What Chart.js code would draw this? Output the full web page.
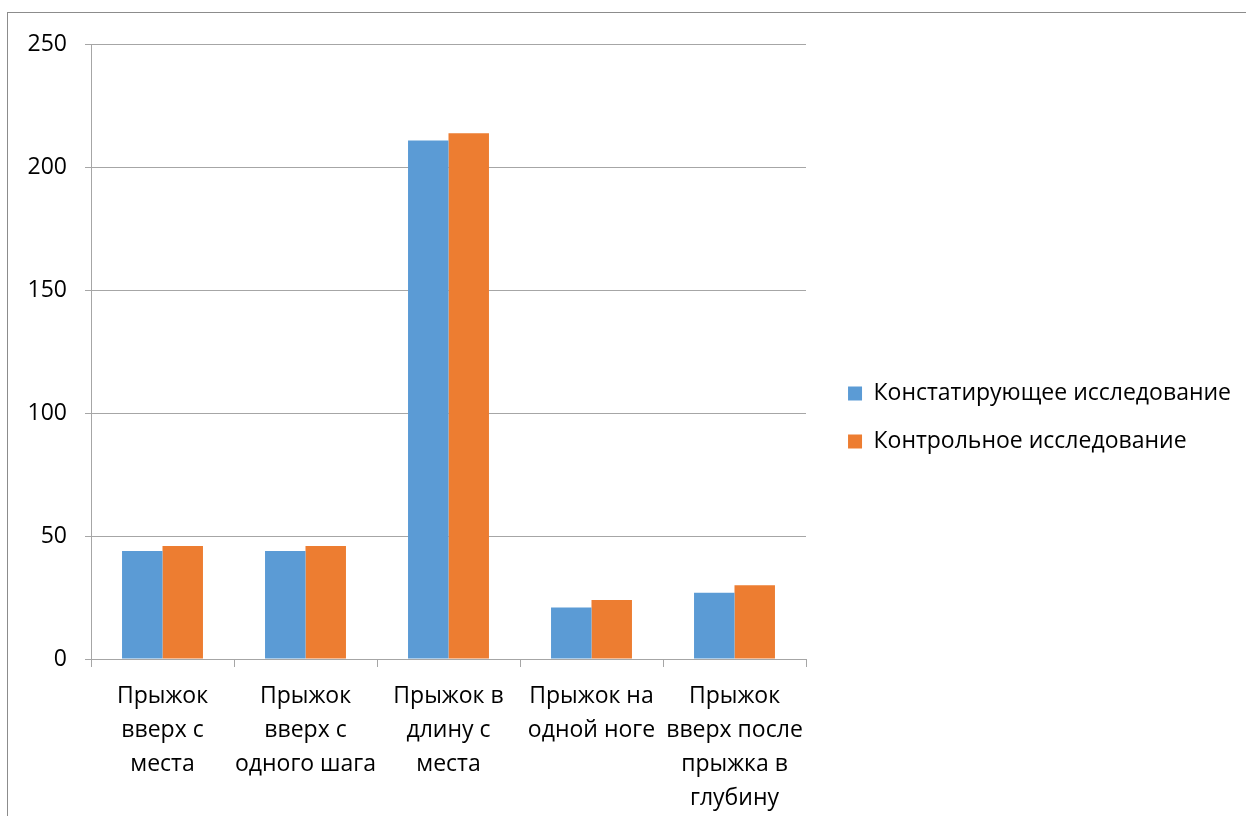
<!DOCTYPE html>
<html>
<head>
<meta charset="utf-8">
<script src="https://cdn.jsdelivr.net/npm/chart.js@4"></script>
<style>
  body { margin: 0; background: #fff; }
  #box { position: absolute; left: 7px; top: 12px; width: 1239px; height: 804px;
         border-left: 1px solid #8c8c8c; border-top: 1px solid #8c8c8c; }
  canvas { display: block; }
</style>
</head>
<body>
<div id="box"><canvas id="jumpChart" width="1238" height="803"></canvas></div>
<script>
// Jump test results
const categories = [
    ['Прыжок', 'вверх с', 'места'],
    ['Прыжок', 'вверх с', 'одного шага'],
    ['Прыжок в', 'длину с', 'места'],
    ['Прыжок на', 'одной ноге'],
    ['Прыжок', 'вверх после', 'прыжка в', 'глубину']
];
const seriesNames = ['Констатирующее исследование', 'Контрольное исследование'];
const stating = [44, 44, 211, 21, 27];
const control = [46, 46, 214, 24, 30];
const yTicks = [0, 50, 100, 150, 200, 250];

const font = { family: 'Open Sans', size: 23 };
const padRight = 5;

const ctx = document.getElementById('jumpChart').getContext('2d');
new Chart(ctx, {
    type: 'bar',
    data: {
        labels: categories,
        datasets: [{
            label: seriesNames[0],
            data: stating,
            backgroundColor: '#5b9bd5',
            categoryPercentage: 0.566,
            barPercentage: 1.0
        }, {
            label: seriesNames[1],
            data: control,
            backgroundColor: '#ed7d31',
            categoryPercentage: 0.566,
            barPercentage: 1.0
        }]
    },
    options: {
        responsive: false,
        animation: false,
        layout: { padding: { top: 6, right: padRight, bottom: 0, left: 0 } },
        plugins: {
            tooltip: { enabled: false },
            legend: {
                position: 'right',
                maxWidth: 460,
                labels: {
                    font: font,
                    color: '#000',
                    boxWidth: 14,
                    boxHeight: 14,
                    padding: 25
                }
            }
        },
        scales: {
            x: {
                grid: { drawOnChartArea: false, tickLength: 8, color: '#a6a6a6' },
                border: { color: '#a6a6a6' },
                ticks: {
                    font: { family: 'Open Sans', size: 23, lineHeight: 1.48 },
                    color: '#000',
                    maxRotation: 0,
                    minRotation: 0,
                    autoSkip: false,
                    padding: 12
                },
                afterFit: (s) => { s.height = 157; }
            },
            topGap: {
                type: 'category',
                position: 'top',
                grid: { display: false },
                border: { display: false },
                ticks: { display: false },
                afterFit: (s) => { s.height = 22; }
            },
            y: {
                min: yTicks[0],
                max: yTicks[yTicks.length - 1],
                grid: { color: '#a6a6a6', tickLength: 6 },
                border: { color: '#a6a6a6' },
                ticks: {
                    stepSize: yTicks[1] - yTicks[0],
                    font: font,
                    color: '#000',
                    padding: 18
                },
                afterFit: (s) => { s.width = 83; }
            },
            rightGap: {
                position: 'right',
                grid: { display: false },
                border: { display: false },
                ticks: { display: false },
                afterFit: (s) => { s.width = Math.max(0, s.chart.width - padRight - 798 - s.chart.legend.width); }
            }
        }
    }
});
</script>
</body>
</html>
---
* EXERCISE DETAILS: Quote all the lines above exactly as given. Do not include the pictures.

* COMPLETED TASK:
What Chart.js code would draw this? Output the full web page.
<!DOCTYPE html>
<html>
<head>
<meta charset="utf-8">
<script src="https://cdn.jsdelivr.net/npm/chart.js@4"></script>
<style>
  body { margin: 0; background: #fff; }
  #box { position: absolute; left: 7px; top: 12px; width: 1239px; height: 804px;
         border-left: 1px solid #8c8c8c; border-top: 1px solid #8c8c8c; }
  canvas { display: block; }
</style>
</head>
<body>
<div id="box"><canvas id="jumpChart" width="1238" height="803"></canvas></div>
<script>
// Jump test results
const categories = [
    ['Прыжок', 'вверх с', 'места'],
    ['Прыжок', 'вверх с', 'одного шага'],
    ['Прыжок в', 'длину с', 'места'],
    ['Прыжок на', 'одной ноге'],
    ['Прыжок', 'вверх после', 'прыжка в', 'глубину']
];
const seriesNames = ['Констатирующее исследование', 'Контрольное исследование'];
const stating = [44, 44, 211, 21, 27];
const control = [46, 46, 214, 24, 30];
const yTicks = [0, 50, 100, 150, 200, 250];

const font = { family: 'Open Sans', size: 23 };
const padRight = 5;

const ctx = document.getElementById('jumpChart').getContext('2d');
new Chart(ctx, {
    type: 'bar',
    data: {
        labels: categories,
        datasets: [{
            label: seriesNames[0],
            data: stating,
            backgroundColor: '#5b9bd5',
            categoryPercentage: 0.566,
            barPercentage: 1.0
        }, {
            label: seriesNames[1],
            data: control,
            backgroundColor: '#ed7d31',
            categoryPercentage: 0.566,
            barPercentage: 1.0
        }]
    },
    options: {
        responsive: false,
        animation: false,
        layout: { padding: { top: 6, right: padRight, bottom: 0, left: 0 } },
        plugins: {
            tooltip: { enabled: false },
            legend: {
                position: 'right',
                maxWidth: 460,
                labels: {
                    font: font,
                    color: '#000',
                    boxWidth: 14,
                    boxHeight: 14,
                    padding: 25
                }
            }
        },
        scales: {
            x: {
                grid: { drawOnChartArea: false, tickLength: 8, color: '#a6a6a6' },
                border: { color: '#a6a6a6' },
                ticks: {
                    font: { family: 'Open Sans', size: 23, lineHeight: 1.48 },
                    color: '#000',
                    maxRotation: 0,
                    minRotation: 0,
                    autoSkip: false,
                    padding: 12
                },
                afterFit: (s) => { s.height = 157; }
            },
            topGap: {
                type: 'category',
                position: 'top',
                grid: { display: false },
                border: { display: false },
                ticks: { display: false },
                afterFit: (s) => { s.height = 22; }
            },
            y: {
                min: yTicks[0],
                max: yTicks[yTicks.length - 1],
                grid: { color: '#a6a6a6', tickLength: 6 },
                border: { color: '#a6a6a6' },
                ticks: {
                    stepSize: yTicks[1] - yTicks[0],
                    font: font,
                    color: '#000',
                    padding: 18
                },
                afterFit: (s) => { s.width = 83; }
            },
            rightGap: {
                position: 'right',
                grid: { display: false },
                border: { display: false },
                ticks: { display: false },
                afterFit: (s) => { s.width = Math.max(0, s.chart.width - padRight - 798 - s.chart.legend.width); }
            }
        }
    }
});
</script>
</body>
</html>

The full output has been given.